In our family, we like to use Saddleback Kids or videos from The Bible Project as part of our kids’ bedtime routine. We often try to find a video that goes along with the family devotional story that we read that day during dinner.  

We watch the Time of Grace TV program weekly. This is usually closer to 25 minutes, but since it is only once a week and we do it at a consistent time, the kids have come to expect it and its length. We like to do this on Saturday evenings just after we eat our dinner. If we are not home, we will watch it together in our van as we are traveling.  

BONUS: The Bible Project and Time of Grace also have videos for spiritual growth for adults.


5. Reflect on the lesson as a family

After watching a video devotion with kids, we sometimes ask the kids one or two reflection questions to ensure that they were paying attention and confirm that they learned the appropriate lesson from the devotion.

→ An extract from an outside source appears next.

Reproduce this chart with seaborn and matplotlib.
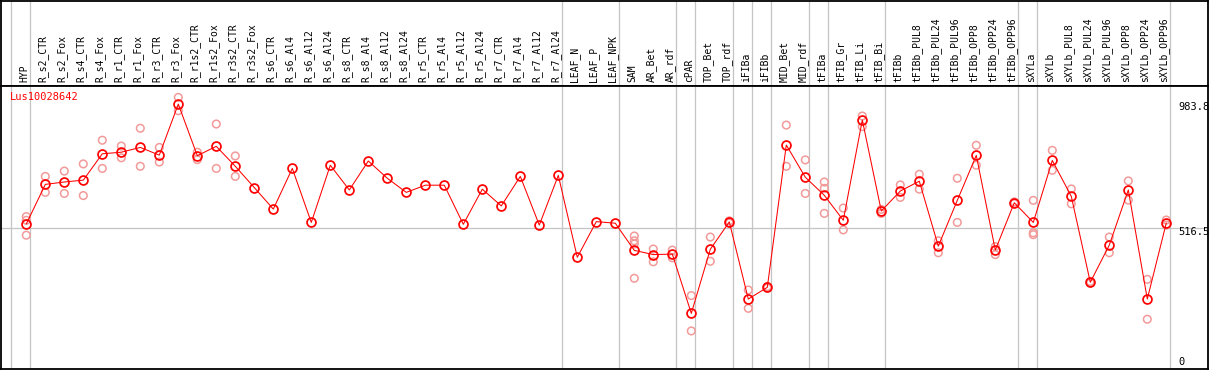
import matplotlib
matplotlib.use("Agg")
import matplotlib.pyplot as plt
import numpy as np
import pandas as pd
import seaborn as sns

samples = [
    "HYP", "R_s2_CTR", "R_s2_Fox", "R_s4_CTR", "R_s4_Fox", "R_r1_CTR", "R_r1_Fox",
    "R_r3_CTR", "R_r3_Fox", "R_r1s2_CTR", "R_r1s2_Fox", "R_r3s2_CTR", "R_r3s2_Fox",
    "R_s6_CTR", "R_s6_Al4", "R_s6_Al12", "R_s6_Al24", "R_s8_CTR", "R_s8_Al4",
    "R_s8_Al12", "R_s8_Al24", "R_r5_CTR", "R_r5_Al4", "R_r5_Al12", "R_r5_Al24",
    "R_r7_CTR", "R_r7_Al4", "R_r7_Al12", "R_r7_Al24", "LEAF_N", "LEAF_P", "LEAF_NPK",
    "SAM", "AR_Bet", "AR_rdf", "cPAR", "TOP_Bet", "TOP_rdf", "iFIBa", "iFIBb",
    "MID_Bet", "MID_rdf", "tFIBa", "tFIB_Gr", "tFIB_Li", "tFIB_Bi", "tFIBb",
    "tFIBb_PUL8", "tFIBb_PUL24", "tFIBb_PUL96", "tFIBb_OPP8", "tFIBb_OPP24",
    "tFIBb_OPP96", "sXYLa", "sXYLb", "sXYLb_PUL8", "sXYLb_PUL24", "sXYLb_PUL96",
    "sXYLb_OPP8", "sXYLb_OPP24", "sXYLb_OPP96",
]

means = [
    533, 682, 691, 698, 797, 803, 821, 792, 983.8, 790, 825, 750, 670,
    589, 742, 539, 754, 661, 770, 705, 652, 679, 679, 532, 664,
    601, 712, 529, 716, 408, 542, 536,
    434, 418, 420, 197, 438, 541, 251, 295,
    830, 709, 641, 547, 924, 582, 657,
    694, 450, 622, 791, 435, 613,
    539, 772, 637, 314, 454, 661, 251, 537,
]

replicates = [
    [561, 547, 491], [712, 652], [732, 648], [759, 640], [848, 742], [826, 782],
    [893, 750], [821, 766], [1009, 959], [803, 775], [909, 742], [789, 712],
    [], [], [], [], [], [], [], [], [], [], [], [], [], [], [], [], [], [], [], [],
    [488, 470, 458, 329], [439, 391], [435, 406], [264, 131], [484, 393],
    [545, 537], [285, 216], [298, 292], [905, 750], [774, 648], [691, 667, 573],
    [593, 511], [939, 899], [588, 573], [680, 633], [720, 664], [470, 425],
    [705, 539], [829, 754], [448, 418], [616, 610], [622, 500, 493], [810, 735],
    [665, 609], [317, 311], [484, 425], [695, 623], [325, 175], [548, 529],
]

# samples after which a grey separator is drawn (-1 = left edge)
group_ends = [-1, 0, 28, 31, 34, 35, 37, 38, 39, 41, 42, 45, 52, 53, 60]

gene = "Lus10028642"
y_ticks = [983.8, 516.5, 0]
y_tick_labels = ["983.8", "516.5", "0"]

sns.set_style("white")
plt.rcParams["font.family"] = ["DejaVu Sans Mono", "DejaVu Sans"]
plt.rcParams["font.size"] = 7

df_mean = pd.DataFrame({"pos": np.arange(len(samples)), "value": means})
df_rep = pd.DataFrame(
    [(i, v) for i, reps in enumerate(replicates) for v in reps],
    columns=["pos", "value"],
)

W, H = 1209, 370
fig = plt.figure(figsize=(W / 100, H / 100), dpi=100)
head_bot = 85.7
plot_bot = 369.0
left, right = 1.0, 1208.3
ax_head = fig.add_axes([left / W, (H - head_bot) / H, (right - left) / W, (head_bot - 0.6) / H])
ax = fig.add_axes([left / W, (H - plot_bot) / H, (right - left) / W, (plot_bot - head_bot) / H])

# x: index spacing 19 px, first point at 26.3 px
xmin = (left - 26.3) / 19
xmax = (right - 26.3) / 19
# y: 0.266 px per unit, zero at 365.8 px
ymax = (365.8 - head_bot) / 0.266
ymin = (365.8 - plot_bot) / 0.266

grey = "#c4c4c4"
for a in (ax_head, ax):
    for g in group_ends:
        a.axvline(g + 0.22, color=grey, lw=0.9, zorder=0)
    a.set_xlim(xmin, xmax)
    a.set_xticks([])
    a.set_yticks([])
    for s in a.spines.values():
        s.set_color("black")
        s.set_linewidth(1.3)

ax_head.set_ylim(0, 1)
for i, name in enumerate(samples):
    ax_head.text(i - 0.12, 0.047, name, rotation=90, ha="center", va="bottom",
                 fontsize=7, color="black")

ax.axhline(516.5, color=grey, lw=0.9, zorder=0)

sns.scatterplot(data=df_rep, x="pos", y="value", ax=ax, marker="o", s=30,
                facecolor="none", edgecolor="#f29a9a", linewidth=1.1, zorder=2,
                legend=False)
for coll in ax.collections:
    coll.set_facecolor("none")

sns.lineplot(data=df_mean, x="pos", y="value", ax=ax, color="red", linewidth=0.75,
             marker="o", markersize=6.4, markerfacecolor="none",
             markeredgecolor="red", markeredgewidth=1.25, zorder=3)

ax.set_ylim(ymin, ymax)
ax.set_xlim(xmin, xmax)
ax.set_xlabel("")
ax.set_ylabel("")

label_x = (1178.3 - 26.3) / 19
for val, lbl, dy in zip(y_ticks, y_tick_labels, [-2.6, -4.0, 4.0]):
    ax.annotate(lbl, xy=(label_x, val), xytext=(0, dy), textcoords="offset pixels",
                ha="left", va="center", fontsize=7.5, color="black")

ax.text((10 - 26.3) / 19, (365.8 - 96.7) / 0.266, gene, color="red",
        ha="left", va="center", fontsize=7.5)

fig.savefig("out.png", dpi=100)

We might also rephrase the main idea from the video to ensure that they caught it. This is when the truth from the video can be made personal. We know our children well and can take this opportunity to help them reflect on their personal lives, areas of sin, or areas of giftedness. 


6. Use video devotions with kids to reinforce other biblical truths your children are learning 

Sometimes we try to watch a video devotion that is consistent with a message we may have read together during family devotion time or learned about in a church service. Repetition is another helpful tool for learning. When our children hear the same stories over and over, it helps them not only remember God’s truth but internalize it. Noticing different elements of the same story can also happen when listening to the same story from different sources or different perspectives.  

Reinforcing the truth of the Bible in multiple areas of life helps our kids develop a biblical worldview and growth in their faith. “For the word of God is alive and active. Sharper than any double-edged sword, it penetrates even to dividing soul and spirit, joints and marrow; it judges the thoughts and attitudes of the heart.” (Hebrews 4:12)  God’s Word is living and forever has something to teach us, whether we’re reading it off the pages of our Bible or watching it animated on a screen! As you watch devotion videos, may it help you point your children and family to Jesus. 


Personal Story

Every evening, we try to watch short video devotions with our kids as part of their bedtime routine. We sometimes use Saddleback Kids on YouTube for these videos. The kids generally enjoy and look forward to them. While we try to watch one that coordinates with the family devotion we read at dinner time, the kids will occasionally request a specific video.  

Lily’s favorite Bible story is David and Goliath, and she requests it nearly every night. Sometimes we find different versions of the David and Goliath story on YouTube. The kids will often be sitting next to Derek, watching the videos on his phone.  They enjoy sitting next to Dad, especially Leah and Lily, as they have the love language of personal touch.  

If they are not sitting next to him, they are expected to at least be in the room, and often they will walk over to sneak a peek at the screen.


Key Points:

  • There are many different Christian video devotions that can easily be found on YouTube or other websites.
  • You should find a series that is compatible with the ages of your kids and is consistent with what you teach them.
  • Video devotions can be used to help reinforce a Bible lesson that the children heard or read earlier in the day or week.